PROBLEM TO SOLVE: All of the lines below are to be printed again exactly; images are excluded from the output.

INFORMATION PROVIDED:
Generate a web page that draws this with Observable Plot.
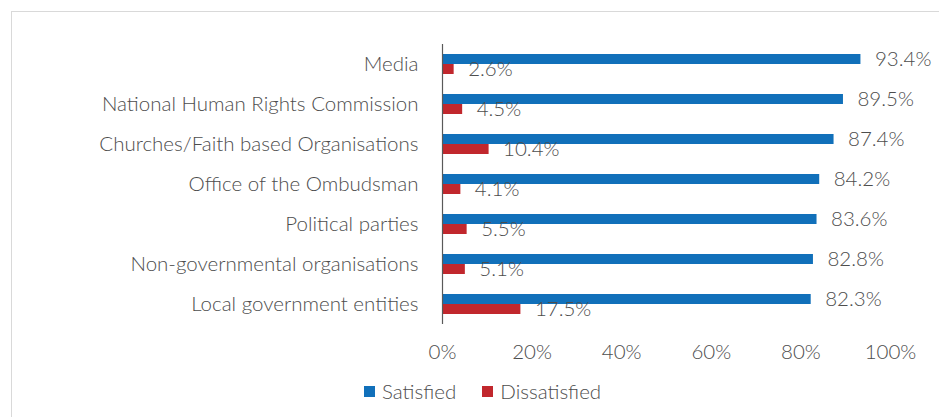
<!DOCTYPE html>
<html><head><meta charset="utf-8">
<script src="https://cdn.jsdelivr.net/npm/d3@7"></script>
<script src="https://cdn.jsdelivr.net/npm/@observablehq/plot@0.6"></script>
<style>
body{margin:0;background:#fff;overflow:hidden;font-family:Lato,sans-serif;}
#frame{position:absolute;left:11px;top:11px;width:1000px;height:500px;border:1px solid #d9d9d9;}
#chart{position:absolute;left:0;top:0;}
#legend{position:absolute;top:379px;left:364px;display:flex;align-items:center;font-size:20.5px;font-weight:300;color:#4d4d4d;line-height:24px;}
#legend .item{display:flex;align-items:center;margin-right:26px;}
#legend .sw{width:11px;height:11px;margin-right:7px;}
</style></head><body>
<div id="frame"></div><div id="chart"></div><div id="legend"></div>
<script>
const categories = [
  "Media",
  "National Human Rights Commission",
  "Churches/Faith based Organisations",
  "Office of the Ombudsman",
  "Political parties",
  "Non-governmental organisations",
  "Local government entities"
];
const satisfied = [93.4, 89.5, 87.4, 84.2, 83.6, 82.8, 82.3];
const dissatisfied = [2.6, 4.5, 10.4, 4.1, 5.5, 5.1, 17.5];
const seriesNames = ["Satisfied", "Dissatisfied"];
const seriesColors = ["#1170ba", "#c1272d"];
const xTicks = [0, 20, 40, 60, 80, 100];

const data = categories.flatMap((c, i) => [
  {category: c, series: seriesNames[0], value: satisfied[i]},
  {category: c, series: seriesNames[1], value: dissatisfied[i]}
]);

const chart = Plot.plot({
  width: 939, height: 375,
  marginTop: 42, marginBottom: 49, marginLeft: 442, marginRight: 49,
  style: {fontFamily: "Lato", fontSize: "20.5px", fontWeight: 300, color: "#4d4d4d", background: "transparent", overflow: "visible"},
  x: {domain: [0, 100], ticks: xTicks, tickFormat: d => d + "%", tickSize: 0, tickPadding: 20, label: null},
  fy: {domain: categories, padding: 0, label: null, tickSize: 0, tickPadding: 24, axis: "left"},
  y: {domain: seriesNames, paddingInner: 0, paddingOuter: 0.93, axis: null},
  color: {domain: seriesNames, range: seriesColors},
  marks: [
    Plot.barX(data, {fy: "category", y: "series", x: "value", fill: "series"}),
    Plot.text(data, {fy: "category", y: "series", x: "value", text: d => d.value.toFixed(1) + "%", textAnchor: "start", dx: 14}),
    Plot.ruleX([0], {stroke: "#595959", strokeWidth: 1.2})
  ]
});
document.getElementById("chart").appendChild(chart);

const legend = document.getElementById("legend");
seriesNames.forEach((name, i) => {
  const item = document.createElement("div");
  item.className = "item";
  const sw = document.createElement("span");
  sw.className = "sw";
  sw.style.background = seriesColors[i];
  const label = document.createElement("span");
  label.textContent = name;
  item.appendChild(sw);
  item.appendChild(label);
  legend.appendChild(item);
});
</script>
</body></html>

ANSWER FOR THE TASK:
Generate a web page that draws this with Observable Plot.
<!DOCTYPE html>
<html><head><meta charset="utf-8">
<script src="https://cdn.jsdelivr.net/npm/d3@7"></script>
<script src="https://cdn.jsdelivr.net/npm/@observablehq/plot@0.6"></script>
<style>
body{margin:0;background:#fff;overflow:hidden;font-family:Lato,sans-serif;}
#frame{position:absolute;left:11px;top:11px;width:1000px;height:500px;border:1px solid #d9d9d9;}
#chart{position:absolute;left:0;top:0;}
#legend{position:absolute;top:379px;left:364px;display:flex;align-items:center;font-size:20.5px;font-weight:300;color:#4d4d4d;line-height:24px;}
#legend .item{display:flex;align-items:center;margin-right:26px;}
#legend .sw{width:11px;height:11px;margin-right:7px;}
</style></head><body>
<div id="frame"></div><div id="chart"></div><div id="legend"></div>
<script>
const categories = [
  "Media",
  "National Human Rights Commission",
  "Churches/Faith based Organisations",
  "Office of the Ombudsman",
  "Political parties",
  "Non-governmental organisations",
  "Local government entities"
];
const satisfied = [93.4, 89.5, 87.4, 84.2, 83.6, 82.8, 82.3];
const dissatisfied = [2.6, 4.5, 10.4, 4.1, 5.5, 5.1, 17.5];
const seriesNames = ["Satisfied", "Dissatisfied"];
const seriesColors = ["#1170ba", "#c1272d"];
const xTicks = [0, 20, 40, 60, 80, 100];

const data = categories.flatMap((c, i) => [
  {category: c, series: seriesNames[0], value: satisfied[i]},
  {category: c, series: seriesNames[1], value: dissatisfied[i]}
]);

const chart = Plot.plot({
  width: 939, height: 375,
  marginTop: 42, marginBottom: 49, marginLeft: 442, marginRight: 49,
  style: {fontFamily: "Lato", fontSize: "20.5px", fontWeight: 300, color: "#4d4d4d", background: "transparent", overflow: "visible"},
  x: {domain: [0, 100], ticks: xTicks, tickFormat: d => d + "%", tickSize: 0, tickPadding: 20, label: null},
  fy: {domain: categories, padding: 0, label: null, tickSize: 0, tickPadding: 24, axis: "left"},
  y: {domain: seriesNames, paddingInner: 0, paddingOuter: 0.93, axis: null},
  color: {domain: seriesNames, range: seriesColors},
  marks: [
    Plot.barX(data, {fy: "category", y: "series", x: "value", fill: "series"}),
    Plot.text(data, {fy: "category", y: "series", x: "value", text: d => d.value.toFixed(1) + "%", textAnchor: "start", dx: 14}),
    Plot.ruleX([0], {stroke: "#595959", strokeWidth: 1.2})
  ]
});
document.getElementById("chart").appendChild(chart);

const legend = document.getElementById("legend");
seriesNames.forEach((name, i) => {
  const item = document.createElement("div");
  item.className = "item";
  const sw = document.createElement("span");
  sw.className = "sw";
  sw.style.background = seriesColors[i];
  const label = document.createElement("span");
  label.textContent = name;
  item.appendChild(sw);
  item.appendChild(label);
  legend.appendChild(item);
});
</script>
</body></html>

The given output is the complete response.